-- begin --

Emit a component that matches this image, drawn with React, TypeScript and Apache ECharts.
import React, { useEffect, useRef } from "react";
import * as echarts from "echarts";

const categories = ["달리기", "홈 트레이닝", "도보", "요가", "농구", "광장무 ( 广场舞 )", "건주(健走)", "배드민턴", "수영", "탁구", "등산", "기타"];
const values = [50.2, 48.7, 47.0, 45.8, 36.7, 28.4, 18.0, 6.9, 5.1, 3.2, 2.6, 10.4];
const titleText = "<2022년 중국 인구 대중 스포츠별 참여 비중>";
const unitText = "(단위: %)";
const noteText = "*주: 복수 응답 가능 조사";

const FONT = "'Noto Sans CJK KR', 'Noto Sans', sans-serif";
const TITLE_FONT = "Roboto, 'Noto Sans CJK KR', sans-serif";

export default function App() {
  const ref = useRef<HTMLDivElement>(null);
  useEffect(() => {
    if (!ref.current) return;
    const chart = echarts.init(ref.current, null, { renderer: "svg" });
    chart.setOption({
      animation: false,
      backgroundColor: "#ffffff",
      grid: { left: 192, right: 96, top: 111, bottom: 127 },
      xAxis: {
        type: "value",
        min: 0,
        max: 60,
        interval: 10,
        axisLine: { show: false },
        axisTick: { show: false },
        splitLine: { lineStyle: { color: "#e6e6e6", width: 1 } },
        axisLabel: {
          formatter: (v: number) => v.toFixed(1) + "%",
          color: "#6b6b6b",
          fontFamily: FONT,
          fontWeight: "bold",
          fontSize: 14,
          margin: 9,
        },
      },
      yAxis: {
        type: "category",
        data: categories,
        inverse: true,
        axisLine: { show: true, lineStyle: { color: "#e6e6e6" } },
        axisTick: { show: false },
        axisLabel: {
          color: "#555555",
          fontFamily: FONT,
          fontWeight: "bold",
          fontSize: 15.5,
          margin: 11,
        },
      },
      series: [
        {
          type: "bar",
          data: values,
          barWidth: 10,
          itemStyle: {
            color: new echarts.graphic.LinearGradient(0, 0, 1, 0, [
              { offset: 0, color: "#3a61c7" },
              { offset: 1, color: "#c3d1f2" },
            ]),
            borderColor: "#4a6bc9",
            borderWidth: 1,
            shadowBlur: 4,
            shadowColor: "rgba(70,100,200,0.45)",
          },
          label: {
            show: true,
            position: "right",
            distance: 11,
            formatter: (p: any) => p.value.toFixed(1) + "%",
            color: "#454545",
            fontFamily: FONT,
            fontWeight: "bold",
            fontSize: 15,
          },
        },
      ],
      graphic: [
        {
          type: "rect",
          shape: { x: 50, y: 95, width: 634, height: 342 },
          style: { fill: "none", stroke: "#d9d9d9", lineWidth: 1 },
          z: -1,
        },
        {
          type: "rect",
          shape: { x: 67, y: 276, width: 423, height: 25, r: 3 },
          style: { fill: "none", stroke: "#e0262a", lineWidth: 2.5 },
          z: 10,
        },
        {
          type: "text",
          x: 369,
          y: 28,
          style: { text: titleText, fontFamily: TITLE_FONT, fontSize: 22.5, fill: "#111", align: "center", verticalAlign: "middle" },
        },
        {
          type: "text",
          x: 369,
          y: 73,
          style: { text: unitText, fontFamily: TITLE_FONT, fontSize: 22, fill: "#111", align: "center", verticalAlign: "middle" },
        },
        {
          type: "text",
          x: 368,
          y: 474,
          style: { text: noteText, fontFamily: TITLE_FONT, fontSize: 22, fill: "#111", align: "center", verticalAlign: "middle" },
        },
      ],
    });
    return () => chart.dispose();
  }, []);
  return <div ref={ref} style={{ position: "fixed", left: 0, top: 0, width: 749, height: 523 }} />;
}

-- end --
-- begin --

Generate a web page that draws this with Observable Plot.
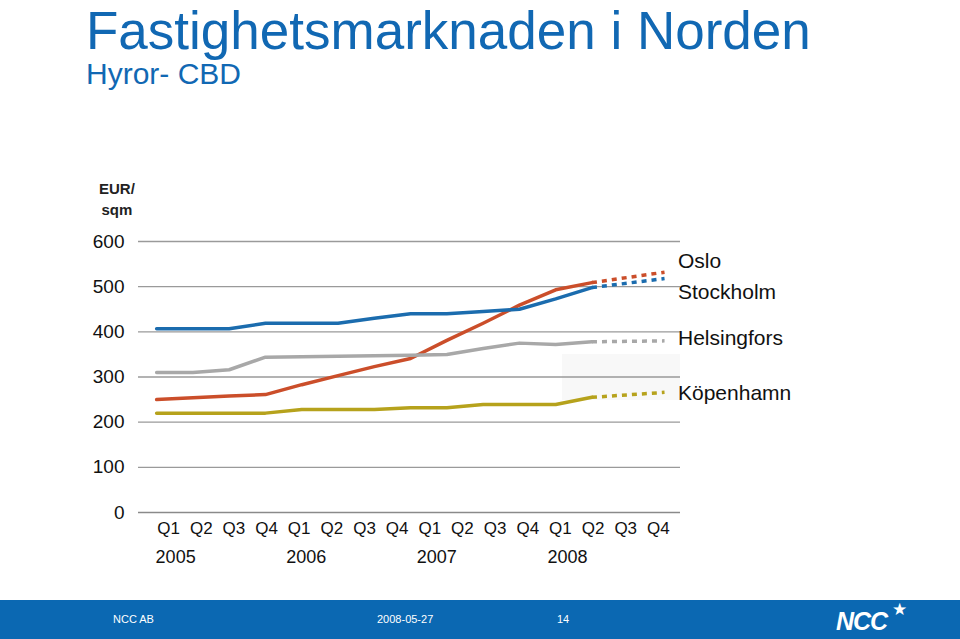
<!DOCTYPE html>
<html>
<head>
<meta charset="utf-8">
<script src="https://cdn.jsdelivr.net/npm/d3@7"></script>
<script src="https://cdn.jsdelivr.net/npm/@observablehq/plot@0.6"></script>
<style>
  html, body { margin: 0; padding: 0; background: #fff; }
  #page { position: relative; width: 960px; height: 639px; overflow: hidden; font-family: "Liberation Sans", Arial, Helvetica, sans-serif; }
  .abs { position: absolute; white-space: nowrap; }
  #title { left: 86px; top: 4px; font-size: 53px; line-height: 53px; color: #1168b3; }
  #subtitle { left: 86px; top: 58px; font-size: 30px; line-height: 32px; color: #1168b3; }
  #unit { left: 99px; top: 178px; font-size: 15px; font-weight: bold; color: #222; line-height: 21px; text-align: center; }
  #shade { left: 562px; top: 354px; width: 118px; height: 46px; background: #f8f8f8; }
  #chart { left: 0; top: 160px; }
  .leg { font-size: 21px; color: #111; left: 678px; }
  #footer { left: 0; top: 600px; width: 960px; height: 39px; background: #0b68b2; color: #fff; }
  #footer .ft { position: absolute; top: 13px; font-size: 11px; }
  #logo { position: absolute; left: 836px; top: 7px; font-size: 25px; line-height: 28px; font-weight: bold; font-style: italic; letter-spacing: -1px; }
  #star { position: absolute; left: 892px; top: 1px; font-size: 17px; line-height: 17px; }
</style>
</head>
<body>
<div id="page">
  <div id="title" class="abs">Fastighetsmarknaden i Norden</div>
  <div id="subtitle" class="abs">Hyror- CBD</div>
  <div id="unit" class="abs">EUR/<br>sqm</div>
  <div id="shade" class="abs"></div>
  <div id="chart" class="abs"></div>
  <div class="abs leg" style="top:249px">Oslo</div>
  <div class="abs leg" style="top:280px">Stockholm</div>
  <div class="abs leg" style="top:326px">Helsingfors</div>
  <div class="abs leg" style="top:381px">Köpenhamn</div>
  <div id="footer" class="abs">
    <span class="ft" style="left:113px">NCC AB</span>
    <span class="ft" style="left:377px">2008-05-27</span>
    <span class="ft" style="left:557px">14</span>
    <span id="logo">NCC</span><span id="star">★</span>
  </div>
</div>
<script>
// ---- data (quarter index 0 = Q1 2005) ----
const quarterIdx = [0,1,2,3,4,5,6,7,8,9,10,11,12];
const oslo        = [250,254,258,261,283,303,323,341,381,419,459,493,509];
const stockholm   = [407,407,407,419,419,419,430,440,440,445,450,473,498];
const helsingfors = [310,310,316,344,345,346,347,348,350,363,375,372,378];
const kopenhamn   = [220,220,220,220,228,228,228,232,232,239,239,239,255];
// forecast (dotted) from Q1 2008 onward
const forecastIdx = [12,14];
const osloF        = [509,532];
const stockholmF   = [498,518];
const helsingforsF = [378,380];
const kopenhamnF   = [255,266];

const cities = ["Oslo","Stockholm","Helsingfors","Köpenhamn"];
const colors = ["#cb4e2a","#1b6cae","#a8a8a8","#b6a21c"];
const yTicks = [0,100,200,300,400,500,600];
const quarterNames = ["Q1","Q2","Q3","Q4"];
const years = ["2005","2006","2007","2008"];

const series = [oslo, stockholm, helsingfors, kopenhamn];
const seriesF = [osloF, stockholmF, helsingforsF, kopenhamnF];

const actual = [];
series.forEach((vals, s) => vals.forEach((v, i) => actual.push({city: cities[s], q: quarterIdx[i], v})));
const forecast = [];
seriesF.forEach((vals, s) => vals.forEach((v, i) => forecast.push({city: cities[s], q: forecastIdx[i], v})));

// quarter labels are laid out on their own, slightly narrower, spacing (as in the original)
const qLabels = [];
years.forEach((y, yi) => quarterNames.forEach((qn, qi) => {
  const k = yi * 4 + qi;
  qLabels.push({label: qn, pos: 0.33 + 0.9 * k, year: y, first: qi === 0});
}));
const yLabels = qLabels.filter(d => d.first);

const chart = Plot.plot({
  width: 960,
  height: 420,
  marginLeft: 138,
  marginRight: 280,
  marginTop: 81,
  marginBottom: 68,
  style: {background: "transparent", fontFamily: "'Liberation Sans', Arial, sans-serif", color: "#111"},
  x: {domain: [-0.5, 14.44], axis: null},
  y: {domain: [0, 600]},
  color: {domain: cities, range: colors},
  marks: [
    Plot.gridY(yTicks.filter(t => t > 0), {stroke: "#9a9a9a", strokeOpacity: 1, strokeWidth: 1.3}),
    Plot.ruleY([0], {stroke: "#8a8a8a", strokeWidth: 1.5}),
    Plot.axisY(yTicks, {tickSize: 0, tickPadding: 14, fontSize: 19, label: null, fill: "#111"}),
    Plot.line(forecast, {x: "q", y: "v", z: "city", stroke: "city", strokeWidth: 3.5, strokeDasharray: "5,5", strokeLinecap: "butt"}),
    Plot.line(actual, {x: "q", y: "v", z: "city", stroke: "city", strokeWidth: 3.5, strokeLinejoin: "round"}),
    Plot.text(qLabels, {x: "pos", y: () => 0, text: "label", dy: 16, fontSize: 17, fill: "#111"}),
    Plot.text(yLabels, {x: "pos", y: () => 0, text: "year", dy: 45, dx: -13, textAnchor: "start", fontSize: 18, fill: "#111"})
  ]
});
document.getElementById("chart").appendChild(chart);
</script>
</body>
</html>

-- end --
-- begin --

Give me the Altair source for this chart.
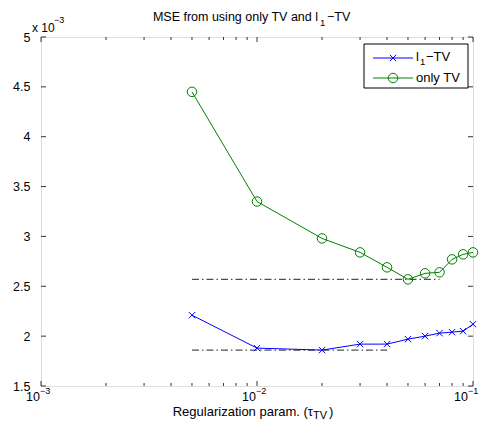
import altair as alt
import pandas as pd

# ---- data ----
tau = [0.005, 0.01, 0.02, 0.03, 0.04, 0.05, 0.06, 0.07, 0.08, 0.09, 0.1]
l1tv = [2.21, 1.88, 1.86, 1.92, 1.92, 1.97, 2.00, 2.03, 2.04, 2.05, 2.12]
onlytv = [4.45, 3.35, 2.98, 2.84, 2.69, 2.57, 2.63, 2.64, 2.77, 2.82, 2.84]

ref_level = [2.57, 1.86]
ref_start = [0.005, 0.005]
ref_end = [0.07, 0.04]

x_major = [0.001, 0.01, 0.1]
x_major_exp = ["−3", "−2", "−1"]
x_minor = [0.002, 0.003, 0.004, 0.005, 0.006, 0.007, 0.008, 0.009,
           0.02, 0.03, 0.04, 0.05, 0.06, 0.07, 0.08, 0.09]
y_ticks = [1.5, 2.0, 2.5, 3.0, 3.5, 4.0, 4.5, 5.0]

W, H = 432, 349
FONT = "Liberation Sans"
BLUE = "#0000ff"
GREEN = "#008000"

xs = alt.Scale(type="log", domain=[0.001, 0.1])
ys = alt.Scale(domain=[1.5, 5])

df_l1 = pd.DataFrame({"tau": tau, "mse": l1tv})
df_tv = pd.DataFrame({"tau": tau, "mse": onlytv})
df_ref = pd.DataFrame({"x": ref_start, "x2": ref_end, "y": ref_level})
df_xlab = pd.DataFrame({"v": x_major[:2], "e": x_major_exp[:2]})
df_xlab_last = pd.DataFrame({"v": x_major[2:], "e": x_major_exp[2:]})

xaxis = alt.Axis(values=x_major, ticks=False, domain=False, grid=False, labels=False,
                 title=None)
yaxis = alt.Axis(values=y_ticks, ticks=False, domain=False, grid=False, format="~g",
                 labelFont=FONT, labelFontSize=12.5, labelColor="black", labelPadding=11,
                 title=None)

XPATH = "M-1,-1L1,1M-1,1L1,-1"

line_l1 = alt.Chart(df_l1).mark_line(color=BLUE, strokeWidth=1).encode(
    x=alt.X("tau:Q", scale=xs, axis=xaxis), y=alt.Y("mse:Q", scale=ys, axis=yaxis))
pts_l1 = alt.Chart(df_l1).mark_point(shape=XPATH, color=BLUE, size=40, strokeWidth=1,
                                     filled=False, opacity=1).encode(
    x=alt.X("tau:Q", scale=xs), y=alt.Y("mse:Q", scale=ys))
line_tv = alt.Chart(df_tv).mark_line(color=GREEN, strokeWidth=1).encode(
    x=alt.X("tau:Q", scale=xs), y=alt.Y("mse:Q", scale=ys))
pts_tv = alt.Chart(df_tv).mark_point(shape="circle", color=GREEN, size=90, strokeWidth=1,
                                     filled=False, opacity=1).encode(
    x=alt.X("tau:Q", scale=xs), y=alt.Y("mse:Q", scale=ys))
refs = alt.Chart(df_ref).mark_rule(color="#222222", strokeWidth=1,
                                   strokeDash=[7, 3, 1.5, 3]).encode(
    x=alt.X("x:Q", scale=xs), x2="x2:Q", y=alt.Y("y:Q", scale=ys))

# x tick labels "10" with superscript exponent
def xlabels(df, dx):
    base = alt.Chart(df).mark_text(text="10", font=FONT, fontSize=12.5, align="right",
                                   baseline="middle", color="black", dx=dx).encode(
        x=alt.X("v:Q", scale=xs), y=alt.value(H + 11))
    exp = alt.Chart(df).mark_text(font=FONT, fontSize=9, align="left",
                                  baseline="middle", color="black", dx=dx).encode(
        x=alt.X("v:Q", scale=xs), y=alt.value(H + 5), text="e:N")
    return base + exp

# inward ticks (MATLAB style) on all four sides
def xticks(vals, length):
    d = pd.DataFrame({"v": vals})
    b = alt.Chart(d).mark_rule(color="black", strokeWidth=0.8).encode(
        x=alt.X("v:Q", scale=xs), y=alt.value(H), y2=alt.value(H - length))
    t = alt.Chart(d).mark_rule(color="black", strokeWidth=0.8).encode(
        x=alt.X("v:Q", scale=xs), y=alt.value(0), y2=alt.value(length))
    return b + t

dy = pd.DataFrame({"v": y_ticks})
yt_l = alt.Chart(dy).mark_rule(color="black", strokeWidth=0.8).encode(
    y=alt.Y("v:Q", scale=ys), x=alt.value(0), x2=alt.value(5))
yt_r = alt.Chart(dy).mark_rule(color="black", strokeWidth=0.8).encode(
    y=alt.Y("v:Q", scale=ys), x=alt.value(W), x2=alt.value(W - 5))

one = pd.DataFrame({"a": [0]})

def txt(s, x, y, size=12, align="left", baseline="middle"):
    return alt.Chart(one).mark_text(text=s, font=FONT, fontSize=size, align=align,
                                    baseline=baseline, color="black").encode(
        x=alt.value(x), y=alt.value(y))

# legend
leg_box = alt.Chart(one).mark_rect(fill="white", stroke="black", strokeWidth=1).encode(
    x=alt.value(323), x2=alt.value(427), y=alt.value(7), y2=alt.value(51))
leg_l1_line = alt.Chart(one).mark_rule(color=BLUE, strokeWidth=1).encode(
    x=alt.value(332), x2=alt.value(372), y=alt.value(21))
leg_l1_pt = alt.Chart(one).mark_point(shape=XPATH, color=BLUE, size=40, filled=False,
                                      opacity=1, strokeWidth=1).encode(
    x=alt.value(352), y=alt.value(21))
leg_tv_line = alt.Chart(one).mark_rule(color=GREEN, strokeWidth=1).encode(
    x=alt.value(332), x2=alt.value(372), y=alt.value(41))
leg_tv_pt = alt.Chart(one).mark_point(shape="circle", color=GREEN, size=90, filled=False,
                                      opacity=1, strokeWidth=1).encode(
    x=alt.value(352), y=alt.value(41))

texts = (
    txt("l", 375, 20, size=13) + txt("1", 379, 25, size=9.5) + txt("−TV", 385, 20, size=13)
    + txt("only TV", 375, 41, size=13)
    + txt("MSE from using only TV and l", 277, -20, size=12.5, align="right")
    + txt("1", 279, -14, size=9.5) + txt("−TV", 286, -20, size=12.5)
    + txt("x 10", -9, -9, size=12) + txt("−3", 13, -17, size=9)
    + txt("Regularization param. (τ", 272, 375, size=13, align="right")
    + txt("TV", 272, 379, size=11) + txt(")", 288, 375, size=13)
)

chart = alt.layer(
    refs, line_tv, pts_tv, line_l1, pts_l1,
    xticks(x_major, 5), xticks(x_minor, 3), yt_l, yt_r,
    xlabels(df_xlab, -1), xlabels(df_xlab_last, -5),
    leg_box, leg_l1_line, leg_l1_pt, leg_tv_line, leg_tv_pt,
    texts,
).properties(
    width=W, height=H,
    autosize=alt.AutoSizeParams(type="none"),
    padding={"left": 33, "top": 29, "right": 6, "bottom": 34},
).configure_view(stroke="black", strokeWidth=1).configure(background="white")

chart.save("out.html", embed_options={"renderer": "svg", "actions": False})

-- end --

_Instructions for the task_
Write out exactly the lines from the one that has "Give me the Altair source for this chart." down to the one that has "ys = alt.Scale(domain=[1.5, 5])", including both. Pictures stay out of the copy.

_Full answer_
Give me the Altair source for this chart.
import altair as alt
import pandas as pd

# ---- data ----
tau = [0.005, 0.01, 0.02, 0.03, 0.04, 0.05, 0.06, 0.07, 0.08, 0.09, 0.1]
l1tv = [2.21, 1.88, 1.86, 1.92, 1.92, 1.97, 2.00, 2.03, 2.04, 2.05, 2.12]
onlytv = [4.45, 3.35, 2.98, 2.84, 2.69, 2.57, 2.63, 2.64, 2.77, 2.82, 2.84]

ref_level = [2.57, 1.86]
ref_start = [0.005, 0.005]
ref_end = [0.07, 0.04]

x_major = [0.001, 0.01, 0.1]
x_major_exp = ["−3", "−2", "−1"]
x_minor = [0.002, 0.003, 0.004, 0.005, 0.006, 0.007, 0.008, 0.009,
           0.02, 0.03, 0.04, 0.05, 0.06, 0.07, 0.08, 0.09]
y_ticks = [1.5, 2.0, 2.5, 3.0, 3.5, 4.0, 4.5, 5.0]

W, H = 432, 349
FONT = "Liberation Sans"
BLUE = "#0000ff"
GREEN = "#008000"

xs = alt.Scale(type="log", domain=[0.001, 0.1])
ys = alt.Scale(domain=[1.5, 5])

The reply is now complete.